Mas como não foi encontrado oiro e a água potável era quase inexistente, à medida que avançava a colonização do continente a ilha foi perdendo importância para os interesses espanhóis, foi considerada inútil e abandonada progressivamente.
Foi com a saída dos espanhóis que começaram a aparecer outros cobiçosos e não tardou muito para que os piratas franceses, ingleses e holandeses começassem a defrontar-se para se servirem das diversas baías que a ilha tem para refúgio nos intervalos das intensas actividades que já então desenvolviam em todo o Mar das Caraíbas. E dos confrontos entre piratas foi rápida a passagem para o confronto entre as Armadas dessas três potências o que, diga-se em abono da verdade, pouca diferença fazia. Na realidade, o que distinguia os piratas dos almirantes era que estes custavam dinheiro às respectivas Coroas enquanto que os bucaneiros se auto financiavam e lá iam dando parte dos lucros apurados aos seus Senhores para lhes ganharem as graças. Apesar desta diferença não despicienda, entraram as Armadas em acção e acabou vitorioso em 1621 o almirante holandês Johan van Walbeeck que em 1634 formalizou a entrada da ilha na posse da Companhia Neerlandesa das Índias Ocidentais, o mesmo é dizer na posse do Príncipe de Orange, ou seja, o Rei da Holanda.

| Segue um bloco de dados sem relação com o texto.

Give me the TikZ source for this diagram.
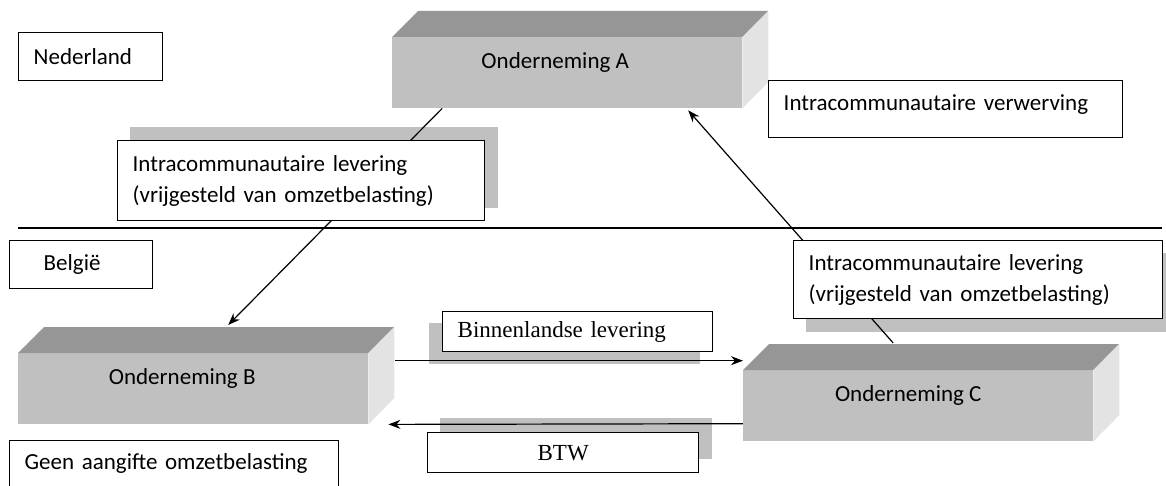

Em 1642, Peter Stuyvesant foi nomeado governador e Curaçao tornou-se num verdadeiro centro comercial holandês desenvolvendo intensas actividades esclavagistas sobretudo na extracção de sal.
Salinas em Curaçao
A mão-de-obra escrava foi abundantemente fornecida por comerciantes portugueses os quais recrutavam também os capatazes que administravam o trabalho desenvolvido nas salinas. Ou seja, eram portugueses que lidavam com os escravos e era em português que as ordens eram dadas.
Eis como um território que nunca foi português, tem uma língua oficial que nós entendemos com alguma facilidade. Mais: os próprios curacenses (será assim que se diz?) entendem português desde que falemos pausadamente, sem erudições pretensiosas e, sobretudo, com dicção clara.
Como havemos de fazer para lhes darmos algum enquadramento lusíada?